En un espectáculo de arrogancia meteorológica, el fenómeno atmosférico bautizado como Melissa ha decidido realizar una performance climática de categoría mayor, demostrando que la naturaleza sigue sin leer los manuales de protocolo de las cumbres ambientales. Los augures modernos del Centro Nacional de Huracanes pronostican con precisión milimétrica el colapso hídrico que sufrirán los mismos territorios que la geopolítica continental suele recordar sólo durante estas catástrofes mediáticas.
El meteoro errático -como si imitara los vaivenes de la cooperación internacional- ya ha cobrado su tributo vitalicio en Haití y República Dominicana, naciones que paradójicamente contribuyen menos al cambio climático pero pagan el precio más alto de la fiesta industrial global. Mientras tanto, los 89 centímetros de lluvia previstos para la península de Tiburón parecen una ironía geográfica: el agua que falta todo el año llega ahora en forma de diluvio bíblico.
El subdirector del centro de huracanes, Jamie Rhome, declaró con la solemnidad de un notario del apocalipsis: “Si se produjeran esas lluvias, estaríamos hablando de inundaciones potencialmente catastróficas“. Una revelación comparable a anunciar que el sol calienta en verano, pero con mejor salario.

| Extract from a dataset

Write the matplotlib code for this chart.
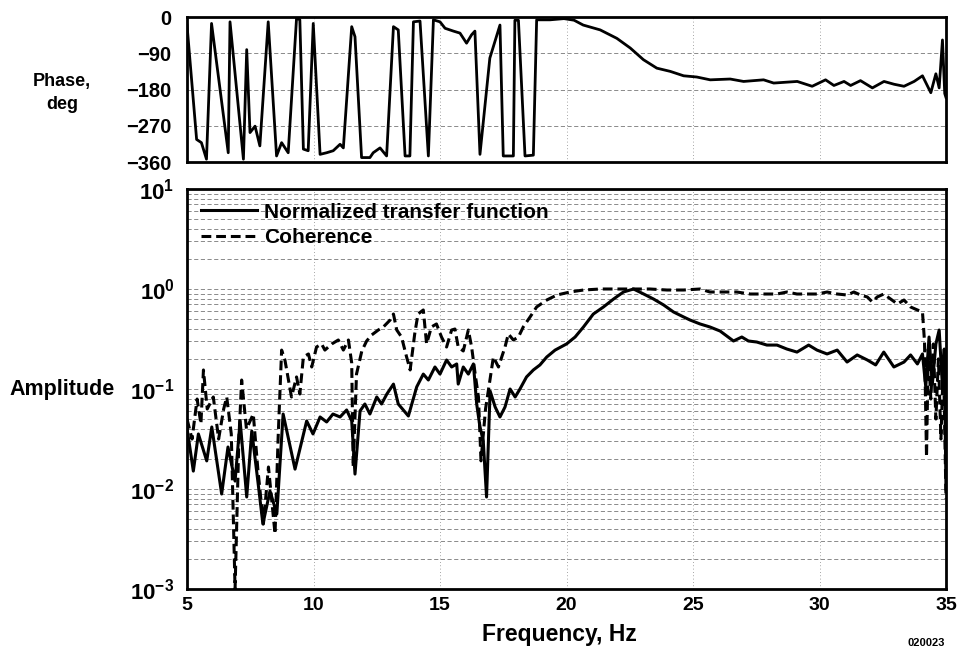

Melissa avanza a la desesperante velocidad de 3 km/h -más lento que la burocracia de ayuda humanitaria- mientras se transforma en un huracán mayor, como metáfora perfecta de cómo los problemas ignorados crecen hasta volverse inmanejables. Las alertas se suceden con precisión quirúrgica, creando la ilusión de control sobre lo incontrolable.
En Jamaica, el primer ministro Andrew Holness suplica a sus conciudadanos que tomen en serio la amenaza, mientras los almacenes se llenan de paquetes de alimentos que probablemente costarán más en logística que en prevención años atrás. Los 650 refugios esperan pacientes, como recordatorio triste de que la solidaridad se activa mejor ante la inminencia del desastre que ante su prevención.
Mientras Melissa se convierte en el decimotercer fenómeno nombrado de la temporada -cumpliendo exactamente con las proyecciones de la NOAA- los líderes mundiales preparan sus próximas cumbres climáticas donde debatirán reducciones de emisiones para 2050, fecha que suena a ciencia ficción para quienes hoy ven sus hogares flotar hacia el Caribe.
La temporada de huracanes, ese recordatorio anual de nuestra insignificancia cósmica, sigue su curso implacable desde junio hasta noviembre, como si la naturaleza respetara más los calendarios que los acuerdos internacionales. Mientras tanto, en las oficinas climatológicas, se actualizan los modelos predictivos y se pulen las presentaciones PowerPoint, porque el espectáculo debe continuar.